>> START Entries supplied
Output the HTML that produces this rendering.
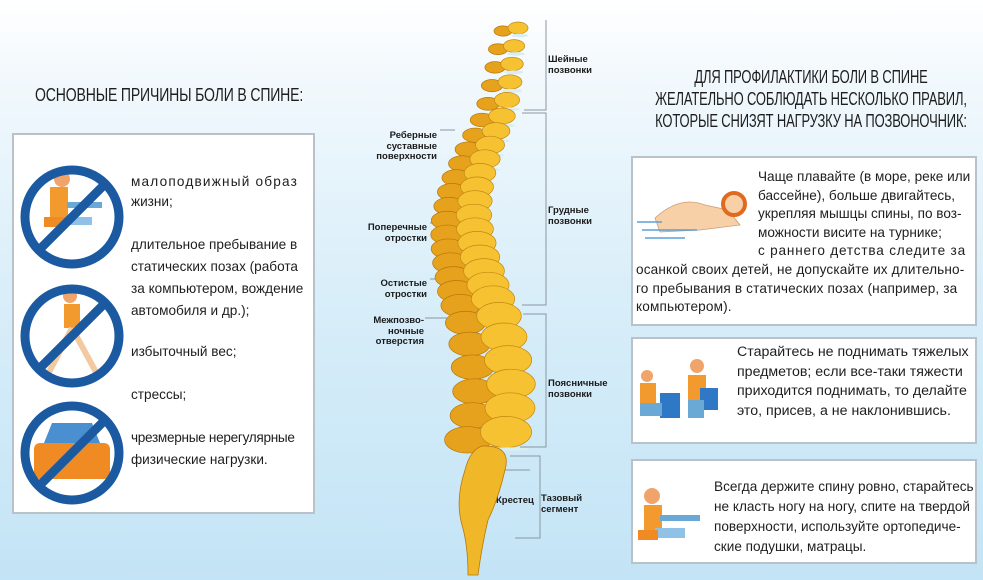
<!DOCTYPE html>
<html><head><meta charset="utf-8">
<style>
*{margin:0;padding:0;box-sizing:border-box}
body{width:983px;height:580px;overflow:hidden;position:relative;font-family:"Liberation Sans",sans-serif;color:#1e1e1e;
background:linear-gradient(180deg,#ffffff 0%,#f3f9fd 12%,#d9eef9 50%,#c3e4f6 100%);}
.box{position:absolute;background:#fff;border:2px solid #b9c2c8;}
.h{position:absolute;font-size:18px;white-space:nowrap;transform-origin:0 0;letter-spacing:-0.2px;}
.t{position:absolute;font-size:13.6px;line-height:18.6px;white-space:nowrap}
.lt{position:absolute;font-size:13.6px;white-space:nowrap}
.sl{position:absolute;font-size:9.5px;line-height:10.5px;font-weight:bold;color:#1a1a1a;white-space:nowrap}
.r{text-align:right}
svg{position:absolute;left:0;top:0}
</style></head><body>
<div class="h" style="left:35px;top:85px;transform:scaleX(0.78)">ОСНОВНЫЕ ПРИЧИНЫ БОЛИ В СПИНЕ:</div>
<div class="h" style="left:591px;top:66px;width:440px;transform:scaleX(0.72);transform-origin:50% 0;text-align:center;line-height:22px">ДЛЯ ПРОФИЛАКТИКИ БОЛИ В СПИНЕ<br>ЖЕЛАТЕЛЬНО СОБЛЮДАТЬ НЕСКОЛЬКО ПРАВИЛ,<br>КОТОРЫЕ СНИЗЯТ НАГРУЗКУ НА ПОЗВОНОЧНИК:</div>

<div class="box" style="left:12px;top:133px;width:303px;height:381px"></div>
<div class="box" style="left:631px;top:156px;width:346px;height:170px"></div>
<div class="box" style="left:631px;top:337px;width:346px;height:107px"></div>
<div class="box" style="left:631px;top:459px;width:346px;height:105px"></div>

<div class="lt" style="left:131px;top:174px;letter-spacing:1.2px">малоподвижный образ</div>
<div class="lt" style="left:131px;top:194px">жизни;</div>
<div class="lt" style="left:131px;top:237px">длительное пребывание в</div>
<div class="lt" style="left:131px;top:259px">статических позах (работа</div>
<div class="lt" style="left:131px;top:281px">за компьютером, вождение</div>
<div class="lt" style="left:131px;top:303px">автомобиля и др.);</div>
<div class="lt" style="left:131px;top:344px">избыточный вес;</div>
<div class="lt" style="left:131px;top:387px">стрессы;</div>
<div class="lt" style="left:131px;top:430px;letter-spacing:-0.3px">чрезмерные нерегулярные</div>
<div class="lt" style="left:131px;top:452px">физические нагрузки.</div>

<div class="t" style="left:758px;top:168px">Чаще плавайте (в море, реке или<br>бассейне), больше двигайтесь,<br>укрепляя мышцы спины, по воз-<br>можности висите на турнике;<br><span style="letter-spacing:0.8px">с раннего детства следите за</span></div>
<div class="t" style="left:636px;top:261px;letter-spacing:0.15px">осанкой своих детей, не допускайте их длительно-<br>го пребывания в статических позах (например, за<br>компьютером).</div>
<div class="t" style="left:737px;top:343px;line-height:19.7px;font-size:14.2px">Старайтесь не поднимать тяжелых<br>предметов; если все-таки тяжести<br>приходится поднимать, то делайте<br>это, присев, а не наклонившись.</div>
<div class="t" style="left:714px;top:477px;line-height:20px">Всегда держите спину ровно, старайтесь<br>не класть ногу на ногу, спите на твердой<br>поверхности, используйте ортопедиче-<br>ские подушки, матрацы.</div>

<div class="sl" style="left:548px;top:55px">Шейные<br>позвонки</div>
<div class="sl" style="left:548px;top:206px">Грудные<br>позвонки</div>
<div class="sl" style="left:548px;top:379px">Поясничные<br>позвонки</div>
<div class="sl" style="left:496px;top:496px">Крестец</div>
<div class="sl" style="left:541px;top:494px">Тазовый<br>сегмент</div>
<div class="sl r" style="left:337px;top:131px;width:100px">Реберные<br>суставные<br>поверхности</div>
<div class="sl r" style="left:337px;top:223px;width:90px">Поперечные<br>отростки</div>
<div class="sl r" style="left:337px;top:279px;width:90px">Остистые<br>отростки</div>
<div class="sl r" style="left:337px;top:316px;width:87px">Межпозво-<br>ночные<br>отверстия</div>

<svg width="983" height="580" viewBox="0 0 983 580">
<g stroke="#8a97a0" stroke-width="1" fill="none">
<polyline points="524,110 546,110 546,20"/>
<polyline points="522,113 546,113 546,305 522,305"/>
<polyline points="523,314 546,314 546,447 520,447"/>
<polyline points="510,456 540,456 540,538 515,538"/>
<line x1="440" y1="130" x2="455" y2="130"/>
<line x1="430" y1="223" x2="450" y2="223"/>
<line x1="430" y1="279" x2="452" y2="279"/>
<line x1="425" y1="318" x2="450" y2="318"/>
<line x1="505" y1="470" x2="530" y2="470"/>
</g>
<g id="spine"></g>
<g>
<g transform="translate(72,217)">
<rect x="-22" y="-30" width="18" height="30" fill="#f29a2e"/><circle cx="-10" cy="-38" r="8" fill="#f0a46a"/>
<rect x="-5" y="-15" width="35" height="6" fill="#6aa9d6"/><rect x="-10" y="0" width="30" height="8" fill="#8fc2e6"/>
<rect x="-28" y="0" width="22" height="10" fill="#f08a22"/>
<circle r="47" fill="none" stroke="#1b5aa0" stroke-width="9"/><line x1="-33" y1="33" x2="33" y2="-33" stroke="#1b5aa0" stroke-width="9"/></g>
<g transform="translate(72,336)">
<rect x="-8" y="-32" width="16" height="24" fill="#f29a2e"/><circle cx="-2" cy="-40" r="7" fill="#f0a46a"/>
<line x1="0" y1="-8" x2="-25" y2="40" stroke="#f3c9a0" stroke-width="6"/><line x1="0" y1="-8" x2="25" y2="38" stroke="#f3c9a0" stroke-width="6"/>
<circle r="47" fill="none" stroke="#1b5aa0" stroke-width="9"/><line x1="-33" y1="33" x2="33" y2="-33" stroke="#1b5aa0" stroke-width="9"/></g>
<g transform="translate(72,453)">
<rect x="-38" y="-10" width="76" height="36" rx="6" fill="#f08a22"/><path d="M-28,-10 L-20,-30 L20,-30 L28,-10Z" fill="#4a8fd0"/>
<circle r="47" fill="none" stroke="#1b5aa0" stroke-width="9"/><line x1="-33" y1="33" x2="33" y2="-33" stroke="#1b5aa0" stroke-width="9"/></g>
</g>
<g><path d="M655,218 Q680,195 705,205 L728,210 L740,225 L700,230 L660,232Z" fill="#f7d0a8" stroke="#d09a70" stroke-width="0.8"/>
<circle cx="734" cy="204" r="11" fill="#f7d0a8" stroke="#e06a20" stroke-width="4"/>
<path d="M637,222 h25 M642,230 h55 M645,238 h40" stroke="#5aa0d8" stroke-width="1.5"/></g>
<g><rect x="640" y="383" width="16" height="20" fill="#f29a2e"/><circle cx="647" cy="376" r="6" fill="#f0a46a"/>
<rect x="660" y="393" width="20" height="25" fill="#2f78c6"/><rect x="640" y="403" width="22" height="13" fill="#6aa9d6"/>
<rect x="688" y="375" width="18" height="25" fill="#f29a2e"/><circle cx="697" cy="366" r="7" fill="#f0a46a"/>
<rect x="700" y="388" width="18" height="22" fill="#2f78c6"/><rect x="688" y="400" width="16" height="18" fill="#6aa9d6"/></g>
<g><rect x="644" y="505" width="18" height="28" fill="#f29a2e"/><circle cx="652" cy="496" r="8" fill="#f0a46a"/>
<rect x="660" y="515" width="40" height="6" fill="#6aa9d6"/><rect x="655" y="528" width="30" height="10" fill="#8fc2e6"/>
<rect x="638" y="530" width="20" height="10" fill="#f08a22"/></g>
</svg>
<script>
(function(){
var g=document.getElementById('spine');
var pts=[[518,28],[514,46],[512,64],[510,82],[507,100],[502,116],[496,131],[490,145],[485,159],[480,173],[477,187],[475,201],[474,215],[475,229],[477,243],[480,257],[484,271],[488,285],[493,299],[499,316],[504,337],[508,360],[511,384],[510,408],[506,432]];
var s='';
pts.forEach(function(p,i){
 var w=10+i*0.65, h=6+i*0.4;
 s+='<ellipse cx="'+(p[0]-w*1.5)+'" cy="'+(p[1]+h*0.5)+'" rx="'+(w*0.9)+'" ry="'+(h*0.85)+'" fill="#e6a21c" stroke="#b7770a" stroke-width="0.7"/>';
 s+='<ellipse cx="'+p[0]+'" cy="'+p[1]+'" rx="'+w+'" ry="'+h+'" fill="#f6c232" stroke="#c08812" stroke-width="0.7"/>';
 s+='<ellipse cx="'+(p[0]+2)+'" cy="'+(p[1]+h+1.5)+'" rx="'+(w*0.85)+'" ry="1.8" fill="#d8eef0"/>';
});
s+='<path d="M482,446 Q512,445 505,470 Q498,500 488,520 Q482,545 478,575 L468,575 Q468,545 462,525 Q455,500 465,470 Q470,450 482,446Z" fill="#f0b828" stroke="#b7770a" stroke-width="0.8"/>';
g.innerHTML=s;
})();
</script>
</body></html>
>> END Entries supplied
>> START Entries supplied
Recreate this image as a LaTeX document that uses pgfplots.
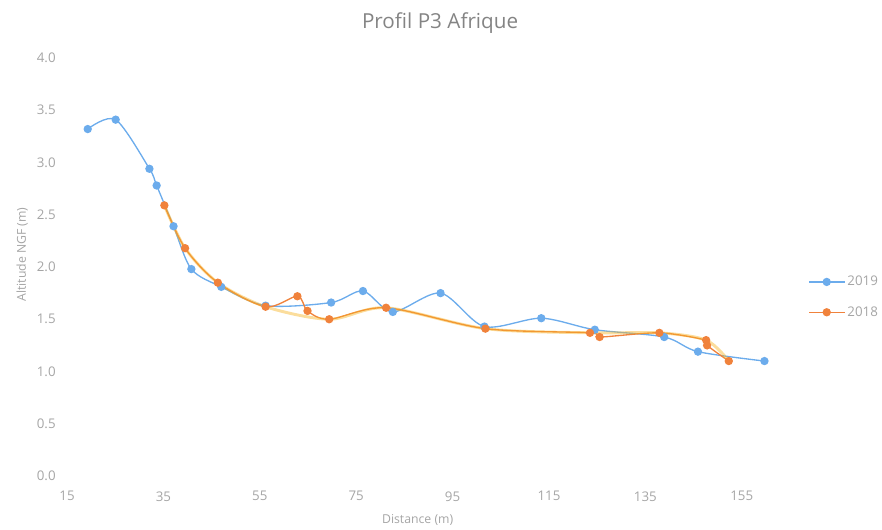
>> END Entries supplied
>> START Entries supplied
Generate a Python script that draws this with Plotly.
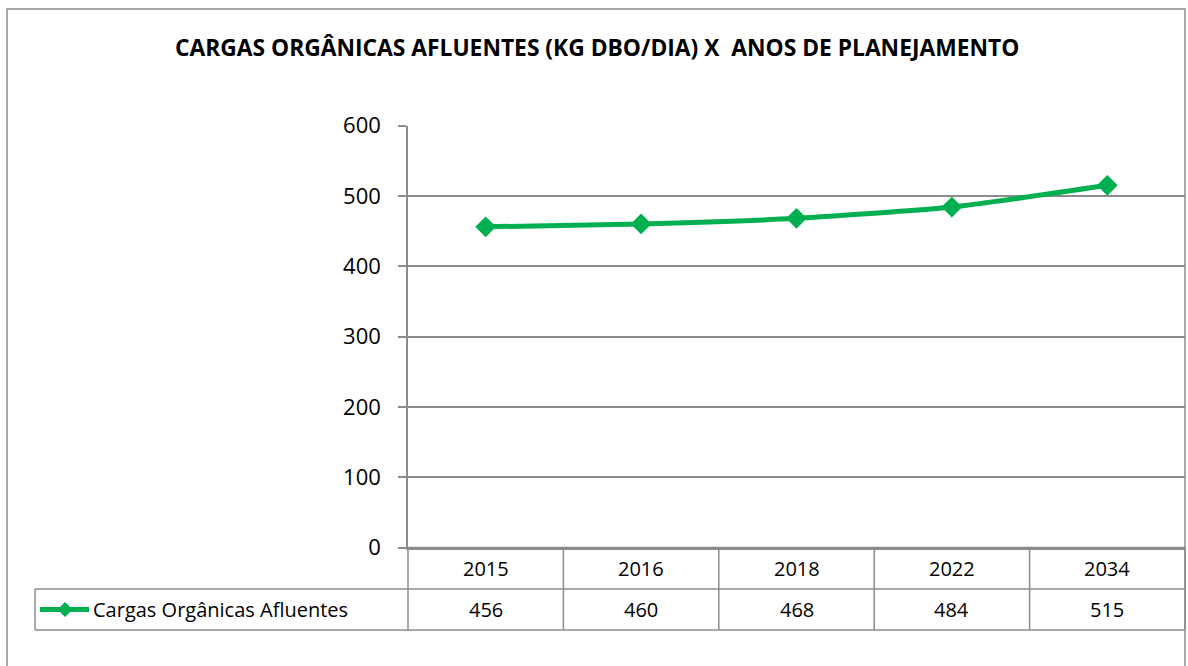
>> END Entries supplied
__Instructions to follow__: Copy every line that includes the string "this" from the material above.

__Written reply__:
Output the HTML that produces this rendering.
Recreate this image as a LaTeX document that uses pgfplots.
Generate a Python script that draws this with Plotly.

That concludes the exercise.